И если вернуться к российским примерам, то мы найдем в них гораздо больше «интернационального», чем национального. Пусть солдатские бесчинства 17-го или расправы начала 18-го в той или иной мере несли в себе черты "русского бунта". Однако согласитесь, что в приведенной выше картине чекистского конвейера с деловитой сортировкой снятых кальсон и рубах уже трудно найти что-то "типично русское". Да и состав убийц включал представителей многих национальностей. В 1919 г. из 2 тыс. сотрудников центрального аппарата ВЧК 75 % были латыши. Как сообщал бюллетень левых эсеров, "в Москву из Латвии в ВЧК едут как в Америку, на разживу" и служить поступают "целыми семьями". Много служило немцев и венгров — они тоже рассматривали это как способ хорошо заработать перед возвращением домой. Согласно разведсводке 1-го Добровольческого корпуса Кутепова, на Украине в массовых расправах русские красноармейцы отказывались участвовать, несмотря на выдаваемую водку и разрешение поживиться одеждой казненных. Поэтому для таких акций привлекались части из латышей и китайцев. Например, Якир содержал при себе специально для карательных операций китайский отряд из 530 чел.

Разумеется, среди палачей и русских хватало. Ну да ведь "в семье не без урода". Маньяки и садисты имеются в каждом народе. Но при централизованной политике террора именно они оказались нужны коммунистической власти, и как раз они имели максимальную возможность выдвинуться в ее системе, получали силу и право на реализацию своих склонностей. А кровавый беспредел порождал и новых маньяков, поскольку крушение прежних моральных «тормозов» позволяло выплеснуться наружу самым страшным и темным силам, прявшимся в потаенных уголках души. Как провозглашал Ленин: "Во имя достижения своих революционных целей, своих желаний, все дозволено!"

Интересный пример приводит в своих воспоминаниях писательница Тэффи в 1918 г. в г. Унече, где располагался пограничный контрольно-пропускной пункт, на весь город наводила ужас комиссарша, ходившая с двумя револьверами и шашкой и лично «фильтровавшая» выезжающих беженцев, решая, кого пропустить, а кого расстрелять. Причем слыла честной и идейной, взяток не брала, а вещи убитых брезгливо уступала подчиненным. Но приговоры приводила в исполнение сама. И Тэффи вдруг узнала в ней деревенскую бабу-судомойку, некогда тихую и забитую, но выделявшуюся одной странностью — она всегда вызывалась помогать повару резать цыплят. "Никто не просил — своей охотой шла, никогда не пропускала". Не случайно в ЧК служило много уголовников, и некоторые достигали очень высоких должностей скажем, Фриновский, будущий заместитель Ежова, или цареубийца Юровский. Характерным представляется и то, что, например, после разгрома Семенова, палачи из его контрразведки — Жуч и другие, вовсе не были расстреляны. Их приняли в ЧК! Чекистом стал махновский палач и контрразведчик, знаменитый Левка Задов. Они просто оказались ценными и нужными «специалистами», продолжая ту же работу, но уже на красной стороне.
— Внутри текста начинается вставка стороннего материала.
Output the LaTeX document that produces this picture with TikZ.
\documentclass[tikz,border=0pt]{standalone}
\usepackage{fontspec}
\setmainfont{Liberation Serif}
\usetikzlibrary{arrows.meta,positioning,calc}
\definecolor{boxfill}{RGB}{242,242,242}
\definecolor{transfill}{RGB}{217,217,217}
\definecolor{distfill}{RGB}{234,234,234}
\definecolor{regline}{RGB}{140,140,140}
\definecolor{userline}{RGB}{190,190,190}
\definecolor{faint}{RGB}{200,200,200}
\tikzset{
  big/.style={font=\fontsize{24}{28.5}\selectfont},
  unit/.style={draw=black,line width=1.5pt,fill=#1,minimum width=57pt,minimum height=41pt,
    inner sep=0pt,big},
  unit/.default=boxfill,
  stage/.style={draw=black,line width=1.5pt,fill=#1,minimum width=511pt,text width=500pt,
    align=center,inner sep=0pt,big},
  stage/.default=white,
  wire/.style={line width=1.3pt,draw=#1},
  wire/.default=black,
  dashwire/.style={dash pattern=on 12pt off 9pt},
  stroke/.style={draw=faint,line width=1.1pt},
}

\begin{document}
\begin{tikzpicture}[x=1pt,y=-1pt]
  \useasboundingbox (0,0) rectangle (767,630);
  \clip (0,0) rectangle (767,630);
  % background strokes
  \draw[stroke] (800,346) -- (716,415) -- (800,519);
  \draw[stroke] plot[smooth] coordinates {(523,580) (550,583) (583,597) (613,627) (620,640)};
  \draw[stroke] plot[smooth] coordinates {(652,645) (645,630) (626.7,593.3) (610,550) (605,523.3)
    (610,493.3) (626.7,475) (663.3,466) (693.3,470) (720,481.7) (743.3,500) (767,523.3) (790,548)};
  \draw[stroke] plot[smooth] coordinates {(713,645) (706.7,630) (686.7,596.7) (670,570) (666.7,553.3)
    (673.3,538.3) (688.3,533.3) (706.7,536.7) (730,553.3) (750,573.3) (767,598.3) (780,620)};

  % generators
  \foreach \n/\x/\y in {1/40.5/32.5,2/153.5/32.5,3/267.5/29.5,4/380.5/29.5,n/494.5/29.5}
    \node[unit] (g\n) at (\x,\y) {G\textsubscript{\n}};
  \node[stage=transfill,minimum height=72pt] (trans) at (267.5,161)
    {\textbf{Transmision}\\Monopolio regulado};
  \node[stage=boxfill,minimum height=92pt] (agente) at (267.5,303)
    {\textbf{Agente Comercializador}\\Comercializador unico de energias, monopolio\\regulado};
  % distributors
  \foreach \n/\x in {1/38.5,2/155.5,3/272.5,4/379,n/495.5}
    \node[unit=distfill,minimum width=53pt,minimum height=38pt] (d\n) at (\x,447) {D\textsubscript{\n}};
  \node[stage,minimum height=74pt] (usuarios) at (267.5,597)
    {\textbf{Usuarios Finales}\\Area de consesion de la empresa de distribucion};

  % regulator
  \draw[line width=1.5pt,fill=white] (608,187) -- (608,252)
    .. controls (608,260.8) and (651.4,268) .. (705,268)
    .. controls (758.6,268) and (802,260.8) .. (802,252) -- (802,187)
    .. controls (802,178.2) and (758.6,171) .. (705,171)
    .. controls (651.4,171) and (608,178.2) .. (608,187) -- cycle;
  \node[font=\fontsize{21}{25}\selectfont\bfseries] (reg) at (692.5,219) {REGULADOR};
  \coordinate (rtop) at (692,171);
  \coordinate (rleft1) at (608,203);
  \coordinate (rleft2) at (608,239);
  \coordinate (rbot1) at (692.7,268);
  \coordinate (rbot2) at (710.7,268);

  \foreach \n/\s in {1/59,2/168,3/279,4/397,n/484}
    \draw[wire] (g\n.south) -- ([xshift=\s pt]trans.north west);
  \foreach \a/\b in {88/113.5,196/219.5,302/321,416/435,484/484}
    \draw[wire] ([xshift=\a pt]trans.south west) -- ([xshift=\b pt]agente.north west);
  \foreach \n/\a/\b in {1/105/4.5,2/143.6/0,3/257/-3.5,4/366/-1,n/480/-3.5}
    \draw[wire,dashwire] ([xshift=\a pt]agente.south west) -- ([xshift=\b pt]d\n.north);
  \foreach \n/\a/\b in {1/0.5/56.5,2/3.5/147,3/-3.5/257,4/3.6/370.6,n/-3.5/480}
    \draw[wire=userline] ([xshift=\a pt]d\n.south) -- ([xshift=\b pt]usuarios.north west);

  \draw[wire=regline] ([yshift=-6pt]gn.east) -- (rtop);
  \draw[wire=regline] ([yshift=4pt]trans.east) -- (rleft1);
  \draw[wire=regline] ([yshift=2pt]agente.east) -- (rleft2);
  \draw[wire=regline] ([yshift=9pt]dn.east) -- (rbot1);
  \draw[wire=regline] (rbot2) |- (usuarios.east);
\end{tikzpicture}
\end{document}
Впрочем, надо отметить, что и в верхних эшелонах большевистской власти и командования хватало людей со «сдвигами» и патологиями. Да это, наверное, и не случайно, поскольку в главные «разрушители» и «ниспровергатели», уж конечно, подбирались те, чьи собственные духовные и моральные устои давно были разрушены. Так, известная деятельница партии Александра Коллонтай активно и на личном примере проповедовала свободную любовь. Но ее-то отклонения хоть были относительно-безобидными, а вот прогрессирующая болезнь ленинского мозга обошлась российскому народу очень дорого. Видный большевик и начальник особого отдела ВЧК Кедров, прославившийся своими зверствами, был потом признан ненормальным, помещен в психбольницу и отстранен от руководящей работы — но это после гражданской войны, когда надобность в таких качествах отпала. Точно так… же был помещен в психушку и Бела Кун, хотя его после лечения сочли возможным пристроить в Коминтерне.